▶ [Exercise objective] Provide an exact copy of the data, excluding the images.

────────

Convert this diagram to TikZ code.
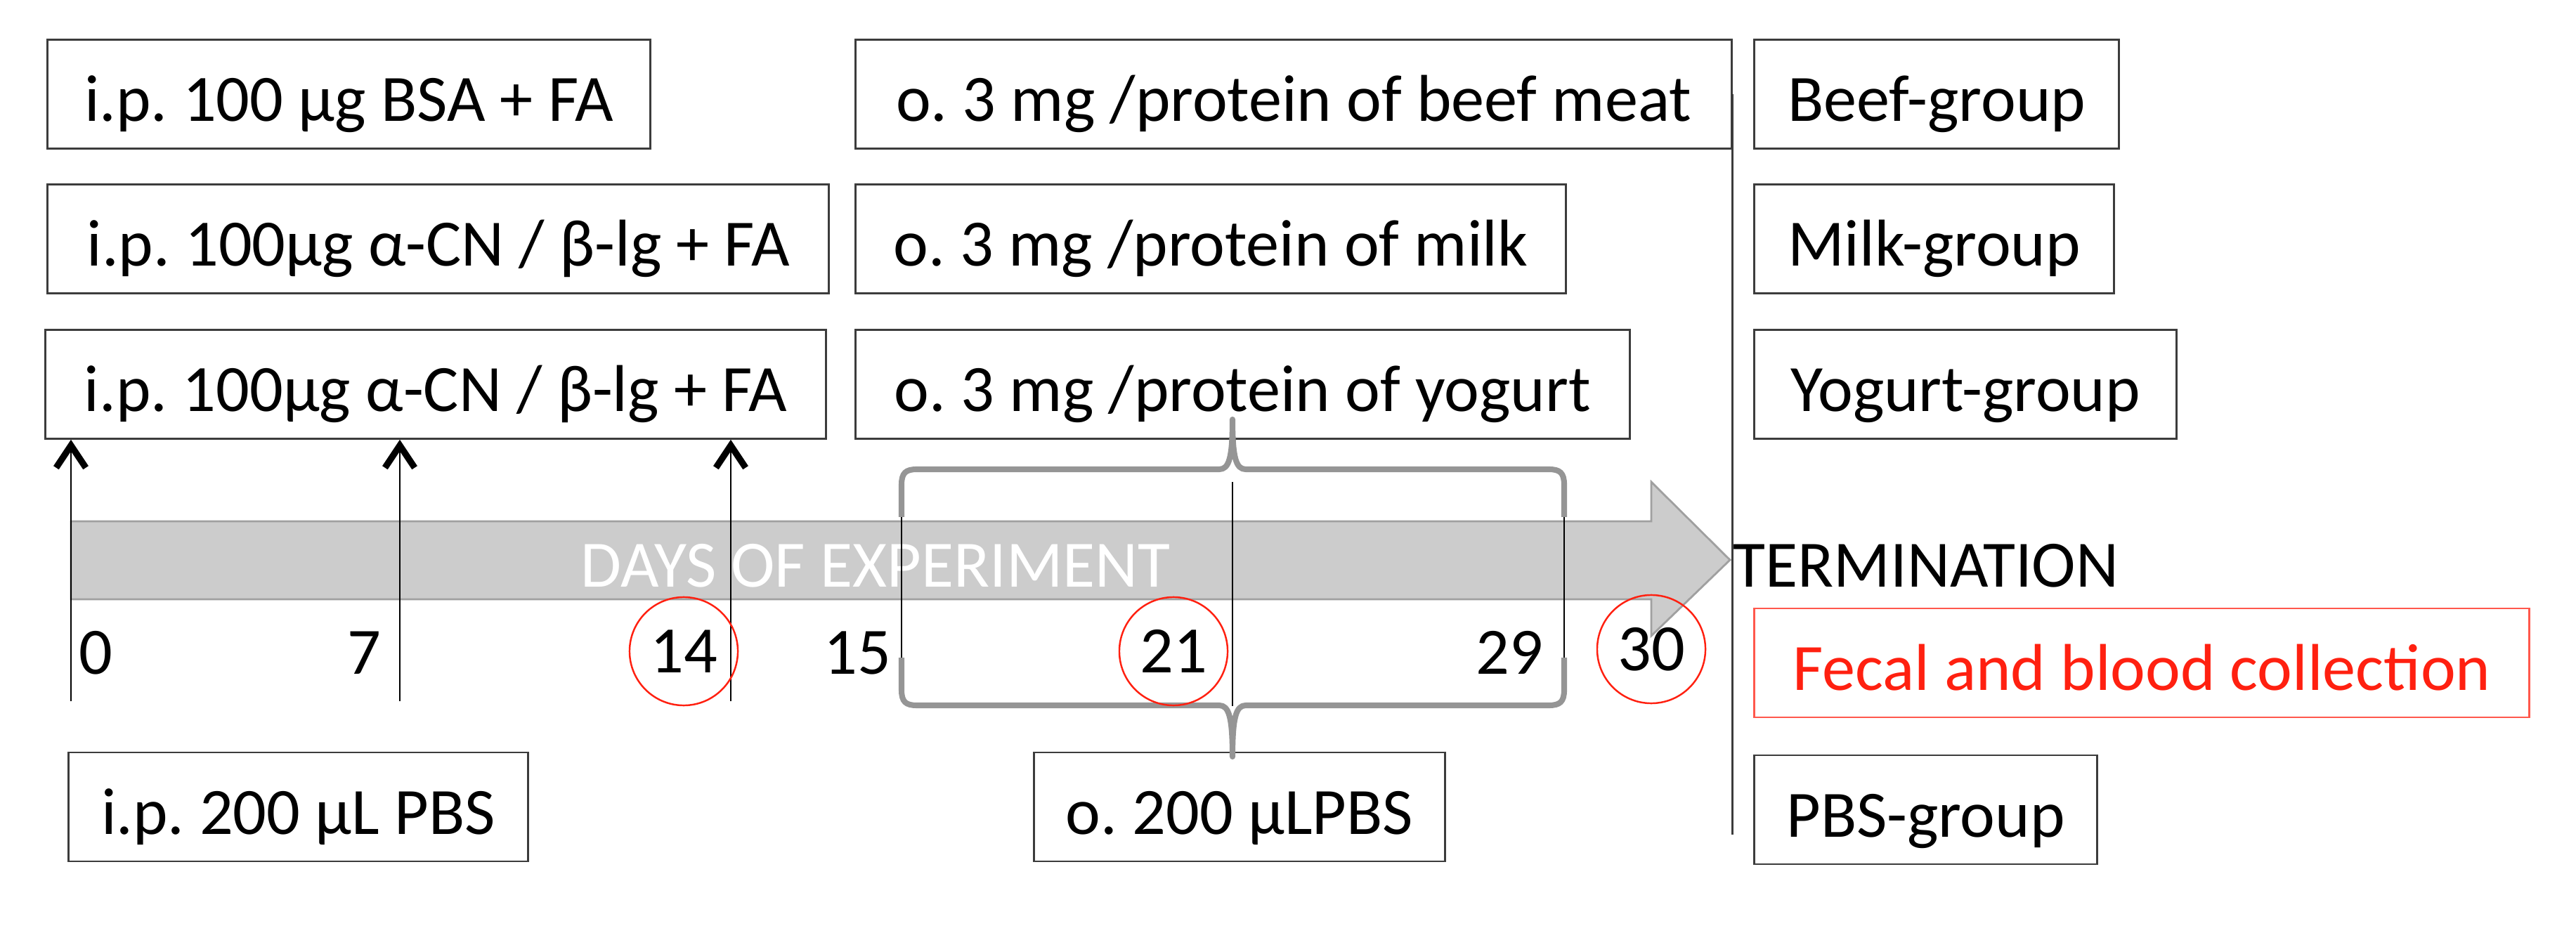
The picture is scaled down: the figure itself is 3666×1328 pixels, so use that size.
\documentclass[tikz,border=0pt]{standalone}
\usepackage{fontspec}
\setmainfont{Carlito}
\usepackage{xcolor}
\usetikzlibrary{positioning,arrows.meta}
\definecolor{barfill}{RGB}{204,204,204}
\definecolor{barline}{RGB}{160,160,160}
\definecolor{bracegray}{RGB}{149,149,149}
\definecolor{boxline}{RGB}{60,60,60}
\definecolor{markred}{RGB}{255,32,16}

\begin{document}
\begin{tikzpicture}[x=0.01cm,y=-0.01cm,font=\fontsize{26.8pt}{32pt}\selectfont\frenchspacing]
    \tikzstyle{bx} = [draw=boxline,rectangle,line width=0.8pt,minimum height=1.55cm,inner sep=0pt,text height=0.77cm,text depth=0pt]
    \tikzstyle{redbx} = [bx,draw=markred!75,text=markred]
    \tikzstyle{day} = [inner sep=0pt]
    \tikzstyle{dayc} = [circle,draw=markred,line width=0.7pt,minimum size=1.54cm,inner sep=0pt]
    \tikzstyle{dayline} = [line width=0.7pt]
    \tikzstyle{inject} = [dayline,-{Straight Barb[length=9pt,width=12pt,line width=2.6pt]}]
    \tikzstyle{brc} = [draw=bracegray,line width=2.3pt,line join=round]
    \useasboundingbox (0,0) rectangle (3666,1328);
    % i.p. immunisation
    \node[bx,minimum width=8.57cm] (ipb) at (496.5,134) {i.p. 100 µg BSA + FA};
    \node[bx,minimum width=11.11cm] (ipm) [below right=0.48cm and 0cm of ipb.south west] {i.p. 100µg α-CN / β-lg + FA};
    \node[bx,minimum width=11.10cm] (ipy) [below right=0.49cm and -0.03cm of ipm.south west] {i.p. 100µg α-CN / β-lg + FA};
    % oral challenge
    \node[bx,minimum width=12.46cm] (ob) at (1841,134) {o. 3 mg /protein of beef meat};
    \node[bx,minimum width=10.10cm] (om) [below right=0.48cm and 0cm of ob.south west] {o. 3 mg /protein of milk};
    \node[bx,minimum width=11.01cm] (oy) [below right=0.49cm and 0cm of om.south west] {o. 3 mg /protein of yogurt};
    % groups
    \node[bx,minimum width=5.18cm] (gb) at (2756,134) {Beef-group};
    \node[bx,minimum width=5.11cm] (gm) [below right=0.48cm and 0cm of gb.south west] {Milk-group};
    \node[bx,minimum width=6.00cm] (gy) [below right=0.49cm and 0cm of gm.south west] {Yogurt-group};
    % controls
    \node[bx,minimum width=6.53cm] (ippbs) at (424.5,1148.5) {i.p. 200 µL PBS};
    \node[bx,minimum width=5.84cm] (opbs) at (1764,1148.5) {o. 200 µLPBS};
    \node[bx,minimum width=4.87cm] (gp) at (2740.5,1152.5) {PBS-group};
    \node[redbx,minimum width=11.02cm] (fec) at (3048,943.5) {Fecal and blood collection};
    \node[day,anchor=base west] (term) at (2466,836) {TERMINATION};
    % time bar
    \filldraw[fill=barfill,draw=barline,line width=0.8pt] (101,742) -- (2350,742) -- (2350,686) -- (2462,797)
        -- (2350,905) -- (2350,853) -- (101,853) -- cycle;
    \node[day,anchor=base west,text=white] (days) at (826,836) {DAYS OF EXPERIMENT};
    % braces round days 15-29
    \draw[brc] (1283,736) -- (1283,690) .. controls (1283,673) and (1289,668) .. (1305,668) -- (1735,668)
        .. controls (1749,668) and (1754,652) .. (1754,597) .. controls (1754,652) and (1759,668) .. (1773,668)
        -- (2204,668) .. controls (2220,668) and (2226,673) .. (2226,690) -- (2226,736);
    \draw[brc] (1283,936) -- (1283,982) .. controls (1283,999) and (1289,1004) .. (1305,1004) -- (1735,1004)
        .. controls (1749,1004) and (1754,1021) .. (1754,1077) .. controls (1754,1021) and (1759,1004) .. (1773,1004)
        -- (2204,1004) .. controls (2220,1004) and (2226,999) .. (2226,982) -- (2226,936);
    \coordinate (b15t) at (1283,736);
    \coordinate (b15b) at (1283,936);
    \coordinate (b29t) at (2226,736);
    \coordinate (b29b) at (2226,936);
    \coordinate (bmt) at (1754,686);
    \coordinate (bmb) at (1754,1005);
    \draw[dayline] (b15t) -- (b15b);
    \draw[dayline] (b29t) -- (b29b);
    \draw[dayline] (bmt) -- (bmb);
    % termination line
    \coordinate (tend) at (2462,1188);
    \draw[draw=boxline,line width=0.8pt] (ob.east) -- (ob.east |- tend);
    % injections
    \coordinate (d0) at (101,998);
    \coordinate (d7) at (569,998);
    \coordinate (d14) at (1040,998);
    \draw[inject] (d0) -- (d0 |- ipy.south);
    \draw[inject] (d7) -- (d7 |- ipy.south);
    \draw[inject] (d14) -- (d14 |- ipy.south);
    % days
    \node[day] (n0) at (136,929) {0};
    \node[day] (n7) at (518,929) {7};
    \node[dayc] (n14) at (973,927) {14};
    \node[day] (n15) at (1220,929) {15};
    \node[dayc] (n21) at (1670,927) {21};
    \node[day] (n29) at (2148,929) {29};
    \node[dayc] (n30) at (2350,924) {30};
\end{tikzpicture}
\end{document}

────────

▶ [Answer to this exercise]
Convert this diagram to TikZ code.
The picture is scaled down: the figure itself is 3666×1328 pixels, so use that size.
\documentclass[tikz,border=0pt]{standalone}
\usepackage{fontspec}
\setmainfont{Carlito}
\usepackage{xcolor}
\usetikzlibrary{positioning,arrows.meta}
\definecolor{barfill}{RGB}{204,204,204}
\definecolor{barline}{RGB}{160,160,160}
\definecolor{bracegray}{RGB}{149,149,149}
\definecolor{boxline}{RGB}{60,60,60}
\definecolor{markred}{RGB}{255,32,16}

\begin{document}
\begin{tikzpicture}[x=0.01cm,y=-0.01cm,font=\fontsize{26.8pt}{32pt}\selectfont\frenchspacing]
    \tikzstyle{bx} = [draw=boxline,rectangle,line width=0.8pt,minimum height=1.55cm,inner sep=0pt,text height=0.77cm,text depth=0pt]
    \tikzstyle{redbx} = [bx,draw=markred!75,text=markred]
    \tikzstyle{day} = [inner sep=0pt]
    \tikzstyle{dayc} = [circle,draw=markred,line width=0.7pt,minimum size=1.54cm,inner sep=0pt]
    \tikzstyle{dayline} = [line width=0.7pt]
    \tikzstyle{inject} = [dayline,-{Straight Barb[length=9pt,width=12pt,line width=2.6pt]}]
    \tikzstyle{brc} = [draw=bracegray,line width=2.3pt,line join=round]
    \useasboundingbox (0,0) rectangle (3666,1328);
    % i.p. immunisation
    \node[bx,minimum width=8.57cm] (ipb) at (496.5,134) {i.p. 100 µg BSA + FA};
    \node[bx,minimum width=11.11cm] (ipm) [below right=0.48cm and 0cm of ipb.south west] {i.p. 100µg α-CN / β-lg + FA};
    \node[bx,minimum width=11.10cm] (ipy) [below right=0.49cm and -0.03cm of ipm.south west] {i.p. 100µg α-CN / β-lg + FA};
    % oral challenge
    \node[bx,minimum width=12.46cm] (ob) at (1841,134) {o. 3 mg /protein of beef meat};
    \node[bx,minimum width=10.10cm] (om) [below right=0.48cm and 0cm of ob.south west] {o. 3 mg /protein of milk};
    \node[bx,minimum width=11.01cm] (oy) [below right=0.49cm and 0cm of om.south west] {o. 3 mg /protein of yogurt};
    % groups
    \node[bx,minimum width=5.18cm] (gb) at (2756,134) {Beef-group};
    \node[bx,minimum width=5.11cm] (gm) [below right=0.48cm and 0cm of gb.south west] {Milk-group};
    \node[bx,minimum width=6.00cm] (gy) [below right=0.49cm and 0cm of gm.south west] {Yogurt-group};
    % controls
    \node[bx,minimum width=6.53cm] (ippbs) at (424.5,1148.5) {i.p. 200 µL PBS};
    \node[bx,minimum width=5.84cm] (opbs) at (1764,1148.5) {o. 200 µLPBS};
    \node[bx,minimum width=4.87cm] (gp) at (2740.5,1152.5) {PBS-group};
    \node[redbx,minimum width=11.02cm] (fec) at (3048,943.5) {Fecal and blood collection};
    \node[day,anchor=base west] (term) at (2466,836) {TERMINATION};
    % time bar
    \filldraw[fill=barfill,draw=barline,line width=0.8pt] (101,742) -- (2350,742) -- (2350,686) -- (2462,797)
        -- (2350,905) -- (2350,853) -- (101,853) -- cycle;
    \node[day,anchor=base west,text=white] (days) at (826,836) {DAYS OF EXPERIMENT};
    % braces round days 15-29
    \draw[brc] (1283,736) -- (1283,690) .. controls (1283,673) and (1289,668) .. (1305,668) -- (1735,668)
        .. controls (1749,668) and (1754,652) .. (1754,597) .. controls (1754,652) and (1759,668) .. (1773,668)
        -- (2204,668) .. controls (2220,668) and (2226,673) .. (2226,690) -- (2226,736);
    \draw[brc] (1283,936) -- (1283,982) .. controls (1283,999) and (1289,1004) .. (1305,1004) -- (1735,1004)
        .. controls (1749,1004) and (1754,1021) .. (1754,1077) .. controls (1754,1021) and (1759,1004) .. (1773,1004)
        -- (2204,1004) .. controls (2220,1004) and (2226,999) .. (2226,982) -- (2226,936);
    \coordinate (b15t) at (1283,736);
    \coordinate (b15b) at (1283,936);
    \coordinate (b29t) at (2226,736);
    \coordinate (b29b) at (2226,936);
    \coordinate (bmt) at (1754,686);
    \coordinate (bmb) at (1754,1005);
    \draw[dayline] (b15t) -- (b15b);
    \draw[dayline] (b29t) -- (b29b);
    \draw[dayline] (bmt) -- (bmb);
    % termination line
    \coordinate (tend) at (2462,1188);
    \draw[draw=boxline,line width=0.8pt] (ob.east) -- (ob.east |- tend);
    % injections
    \coordinate (d0) at (101,998);
    \coordinate (d7) at (569,998);
    \coordinate (d14) at (1040,998);
    \draw[inject] (d0) -- (d0 |- ipy.south);
    \draw[inject] (d7) -- (d7 |- ipy.south);
    \draw[inject] (d14) -- (d14 |- ipy.south);
    % days
    \node[day] (n0) at (136,929) {0};
    \node[day] (n7) at (518,929) {7};
    \node[dayc] (n14) at (973,927) {14};
    \node[day] (n15) at (1220,929) {15};
    \node[dayc] (n21) at (1670,927) {21};
    \node[day] (n29) at (2148,929) {29};
    \node[dayc] (n30) at (2350,924) {30};
\end{tikzpicture}
\end{document}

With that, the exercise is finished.